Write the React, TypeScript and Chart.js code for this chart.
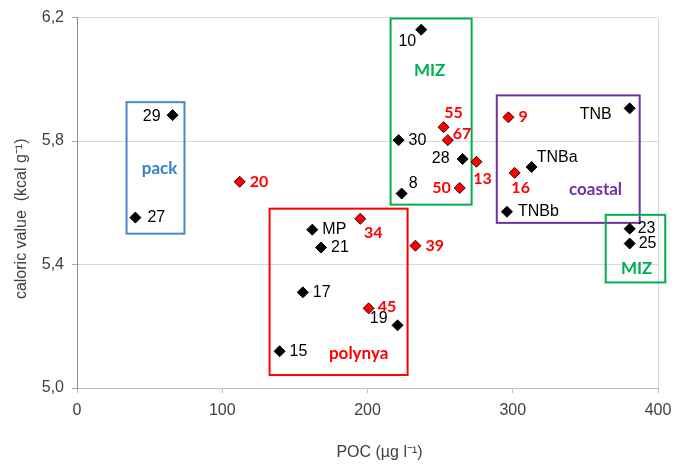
import React, { useEffect, useRef } from "react";
import { Chart, registerables } from "chart.js";

Chart.register(...registerables);

// ---- data ----
const blackNames = ["29", "27", "MP", "21", "17", "15", "19", "10", "30", "28", "8", "TNB", "TNBa", "TNBb", "23", "25"];
const blackPOC = [65.8, 40.2, 162, 168, 155.5, 139.5, 220.7, 237, 221.4, 265.5, 223.5, 380.5, 313, 296, 380.5, 380.5];
const blackCal = [5.884, 5.552, 5.513, 5.455, 5.31, 5.119, 5.203, 6.161, 5.803, 5.742, 5.63, 5.906, 5.716, 5.571, 5.516, 5.468];

const redNames = ["20", "34", "39", "45", "55", "67", "13", "50", "9", "16"];
const redPOC = [112, 195, 233, 200.8, 252.4, 255.3, 275, 263.5, 297, 301.3];
const redCal = [5.668, 5.548, 5.461, 5.258, 5.845, 5.803, 5.733, 5.648, 5.877, 5.697];

// groups (boxes) in data units
const groupNames = ["pack", "polynya", "MIZ", "coastal", "MIZ"];
const groupX0 = [34.1, 132.6, 215.9, 289, 364];
const groupX1 = [74, 227.6, 271.7, 387.4, 405];
const groupY0 = [5.5, 5.042, 5.594, 5.535, 5.342];
const groupY1 = [5.926, 5.581, 6.197, 5.948, 5.561];
const groupLabelX = [56.8, 193.9, 242.8, 357, 385.3];
const groupLabelY = [5.71, 5.113, 6.029, 5.642, 5.387];

const xTicks = [0, 100, 200, 300, 400];
const yTicks = [5.0, 5.4, 5.8, 6.2];

// ---- styles ----
const groupColors = ["#4a86c8", "#ff0000", "#00b050", "#7030a0", "#00b050"];
const groupTextColors = ["#3a7dc9", "#ff0000", "#00b050", "#7030a0", "#00b050"];

type Place = [number, number, CanvasTextAlign];
const blackPlace: Place[] = [
  [-12, 1, "right"], [12, 0, "left"], [10, 0, "left"], [10, 0, "left"], [10, 0, "left"],
  [10, 0, "left"], [-10, -7, "right"], [-5, 12, "right"], [10, 0, "left"], [-13, 0, "right"],
  [7, -10, "left"], [-18, 6, "right"], [5, -9, "left"], [11, 0, "left"], [8, 0, "left"], [9, 0, "left"],
];
const redPlace: Place[] = [
  [10, 0, "left"], [13, 14, "center"], [10, 0, "left"], [9, -2, "left"], [10, -14, "center"],
  [5, -6, "left"], [6, 17, "center"], [-9, 0, "right"], [10, 0, "left"], [6, 15, "center"],
];

const boxPlugin = {
  id: "boxes",
  beforeDatasetsDraw(chart: any) {
    const { ctx, scales } = chart;
    const xs = scales.x;
    const ys = scales.y;
    ctx.save();
    ctx.lineWidth = 2;
    for (let i = 0; i < groupNames.length; i++) {
      const l = xs.getPixelForValue(groupX0[i]);
      const r = xs.getPixelForValue(groupX1[i]);
      const t = ys.getPixelForValue(groupY1[i]);
      const b = ys.getPixelForValue(groupY0[i]);
      ctx.strokeStyle = groupColors[i];
      ctx.strokeRect(l, t, r - l, b - t);
    }
    ctx.font = "bold 17px Lato";
    ctx.textAlign = "center";
    ctx.textBaseline = "middle";
    for (let i = 0; i < groupNames.length; i++) {
      ctx.fillStyle = groupTextColors[i];
      ctx.fillText(groupNames[i], xs.getPixelForValue(groupLabelX[i]), ys.getPixelForValue(groupLabelY[i]));
    }
    ctx.restore();
  },
  afterDatasetsDraw(chart: any) {
    const { ctx } = chart;
    ctx.save();
    ctx.textBaseline = "middle";
    const drawSet = (idx: number, names: string[], place: Place[], font: string, color: string) => {
      const meta = chart.getDatasetMeta(idx);
      meta.data.forEach((pt: any, i: number) => {
        const [dx, dy, al] = place[i];
        ctx.font = font;
        ctx.fillStyle = color;
        ctx.textAlign = al;
        ctx.fillText(names[i], pt.x + dx, pt.y + dy);
      });
    };
    drawSet(0, blackNames, blackPlace, "16px 'Liberation Sans'", "#000000");
    drawSet(1, redNames, redPlace, "bold 16px Lato", "#ff0000");
    ctx.restore();
  },
};

export default function App() {
  const ref = useRef<HTMLCanvasElement | null>(null);
  useEffect(() => {
    if (!ref.current) return;
    const chart = new Chart(ref.current, {
      type: "scatter",
      data: {
        datasets: [
          {
            label: "black",
            data: blackPOC.map((x, i) => ({ x, y: blackCal[i] })),
            pointStyle: "rectRot",
            pointRadius: 5.5,
            backgroundColor: "#000000",
            borderColor: "#000000",
            borderWidth: 1,
          },
          {
            label: "red",
            data: redPOC.map((x, i) => ({ x, y: redCal[i] })),
            pointStyle: "rectRot",
            pointRadius: 5.5,
            backgroundColor: "#ff0000",
            borderColor: "#3a0000",
            borderWidth: 1,
          },
        ],
      },
      options: {
        responsive: false,
        animation: false,
        layout: { padding: { top: 16, right: 30, left: 0, bottom: 0 } },
        plugins: { legend: { display: false }, tooltip: { enabled: false } },
        scales: {
          x: {
            type: "linear",
            min: 0,
            max: 400,
            afterBuildTicks: (s: any) => { s.ticks = xTicks.map((v) => ({ value: v })); },
            afterFit: (s: any) => { s.height = 82; },
            ticks: { font: { family: "'Liberation Sans'", size: 16 }, color: "#404040", padding: 8 },
            grid: {
              color: (c: any) => (c.tick && c.tick.value === 400 ? "#d9d9d9" : "rgba(0,0,0,0)"),
              tickColor: "#bfbfbf",
              tickLength: 5,
            },
            border: { color: "#bfbfbf" },
            title: {
              display: true,
              text: "\u2002\u2002\u2002POC (µg l⁻¹)",
              font: { family: "'Liberation Sans'", size: 16 },
              color: "#404040",
              padding: { top: 0, bottom: 8 },
            },
          },
          y: {
            type: "linear",
            min: 5.0,
            max: 6.2,
            afterBuildTicks: (s: any) => { s.ticks = yTicks.map((v) => ({ value: v })); },
            afterFit: (s: any) => { s.width = 77; },
            ticks: {
              font: { family: "'Liberation Sans'", size: 16 },
              color: "#404040",
              padding: 8,
              callback: (v: any) => Number(v).toFixed(1).replace(".", ","),
            },
            grid: { color: "#d9d9d9", tickColor: "#a6a6a6", tickLength: 5 },
            border: { color: "#8c8c8c" },
            title: {
              display: true,
              text: "caloric value  (kcal g⁻¹)\u2002\u2002\u2002\u2002",
              font: { family: "'Liberation Sans'", size: 16 },
              color: "#404040",
              padding: { top: 12, bottom: 0 },
            },
          },
        },
      },
      plugins: [boxPlugin],
    });
    return () => chart.destroy();
  }, []);
  return (
    <div style={{ position: "absolute", left: 0, top: 0, width: 688, height: 470, background: "#fff" }}>
      <canvas ref={ref} width={688} height={470} />
    </div>
  );
}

★ ★ ★ ★ ★

__REQUIRED TASK__: Write out, word for word, the lines from the start of the data through the one holding "5.571, 5.516, 5.468];". Omit pictures.

__EXERCISE RESULT__:
Write the React, TypeScript and Chart.js code for this chart.
import React, { useEffect, useRef } from "react";
import { Chart, registerables } from "chart.js";

Chart.register(...registerables);

// ---- data ----
const blackNames = ["29", "27", "MP", "21", "17", "15", "19", "10", "30", "28", "8", "TNB", "TNBa", "TNBb", "23", "25"];
const blackPOC = [65.8, 40.2, 162, 168, 155.5, 139.5, 220.7, 237, 221.4, 265.5, 223.5, 380.5, 313, 296, 380.5, 380.5];
const blackCal = [5.884, 5.552, 5.513, 5.455, 5.31, 5.119, 5.203, 6.161, 5.803, 5.742, 5.63, 5.906, 5.716, 5.571, 5.516, 5.468];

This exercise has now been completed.